There was no explanation for the “massive” ban in the memo. But if Gawker is holding itself to the standards of the Times, the broadsheet may not be the best role model. Just yesterday, the paper used “massive” in the subhed of Alex Williams’s normcore story—the online version, at least—published in the style section of the paper today: “Normcore: Fashion Movement or Massive In-Joke?”

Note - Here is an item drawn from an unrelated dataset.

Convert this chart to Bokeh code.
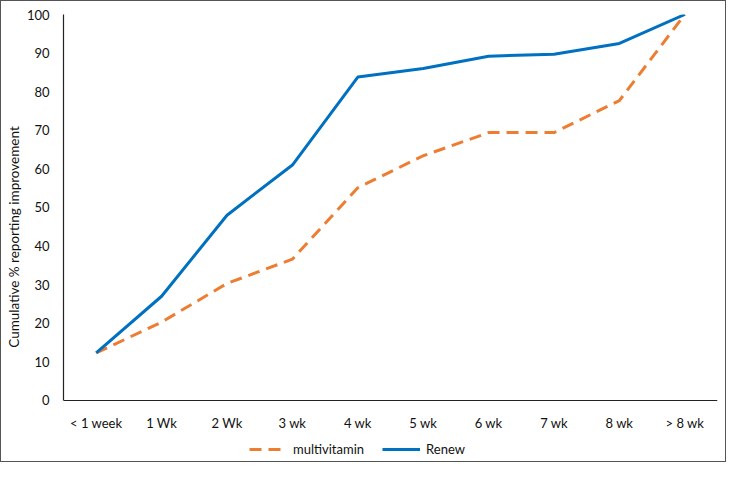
from bokeh.plotting import figure
from bokeh.models import Legend, LegendItem, Range1d, FixedTicker, Title
from bokeh.layouts import column
from bokeh.embed import file_html
from bokeh.resources import INLINE

categories = ["< 1 week", "1 Wk", "2 Wk", "3 wk", "4 wk", "5 wk", "6 wk", "7 wk", "8 wk", "> 8 wk"]
multivitamin = [12.3, 20.3, 30.3, 36.6, 55.1, 63.4, 69.4, 69.4, 77.7, 100]
renew = [12.3, 27.0, 48.0, 61.0, 83.8, 86.0, 89.2, 89.7, 92.5, 100]
y_ticks = [0, 10, 20, 30, 40, 50, 60, 70, 80, 90, 100]

FONT = "Lato"

p = figure(x_range=categories, width=724, height=460, output_backend="svg",
           toolbar_location=None, min_border_left=6, min_border_right=8,
           min_border_top=13, min_border_bottom=2)
# frame extends below 0 so the x labels and legend sit inside it
p.y_range = Range1d(-15.3, 100)
p.outline_line_color = None
p.xgrid.grid_line_color = None
p.ygrid.grid_line_color = None
p.background_fill_color = "white"
p.border_fill_color = "white"

r_mv = p.line(categories, multivitamin, line_color="#ED7D31", line_width=3, line_dash="12 7")
r_rn = p.line(categories, renew, line_color="#0070C0", line_width=3)

for ax in (p.xaxis[0], p.yaxis[0]):
    ax.axis_line_color = "#222222"
    ax.axis_line_width = 1.2
    ax.major_tick_line_color = None
    ax.minor_tick_line_color = None
    ax.major_label_text_font = FONT
    ax.major_label_text_font_size = "13px"
    ax.major_label_text_color = "#111111"

p.xaxis[0].fixed_location = 0
p.xaxis[0].major_label_standoff = 9
p.yaxis[0].ticker = FixedTicker(ticks=y_ticks)
p.yaxis[0].bounds = (0, 100)
p.yaxis[0].major_label_standoff = 8

ylab = Title(text="Cumulative % reporting improvement", align="center", offset=35,
             text_font=FONT, text_font_size="13.5px", text_font_style="normal",
             text_color="#111111", standoff=4)
p.add_layout(ylab, "left")

legend = Legend(items=[LegendItem(label="multivitamin", renderers=[r_mv]),
                       LegendItem(label="Renew", renderers=[r_rn])],
                orientation="horizontal", location=(186, 0),
                border_line_color=None, background_fill_alpha=0,
                glyph_width=38, label_text_font=FONT, label_text_font_size="13px",
                label_text_color="#111111", spacing=18, padding=0, margin=0,
                label_standoff=6)
p.add_layout(legend, "center")

layout = column(p, styles={"border": "1px solid #555555"})

open("out.html", "w").write(file_html(layout, INLINE))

As it turns out, the “massive” attack—excuse us—was imposed by Gawker features editor Tom Scocca, “who first decreed the ban last July in a short memo,” as Mr. Read explained in an email to the Observer.

Mr. Scocca wrote:

What do Egyptian protests, a fatal wildfire, Jay-Z’s data-mining app, and the NSA’s spying operation have in common? Not much, really. So let’s strive to avoid calling them all ‘massive’ in headlines and leads. It’s a piece of newswriting jargon that essentially means ‘newsworthy,’ which is sort of implicit in the fact that we’re writing about them. Better to go ahead and use those eight characters saying what the news is. Or if the noun in question actually is something big or immense or sweeping, aim for the very best synonym from that family. Thank you very much.

This concludes this week’s episode of Shibboleth Corner.

Mr. Scocca makes a nuanced point here (more nuanced, anyway, than this recent Gawker headline, which may have prompted the need for today’s reminder: “Massive Corndog Spill Shuts Down Highway”).

Perhaps future Times memos will encourage writers to emulate Gawker.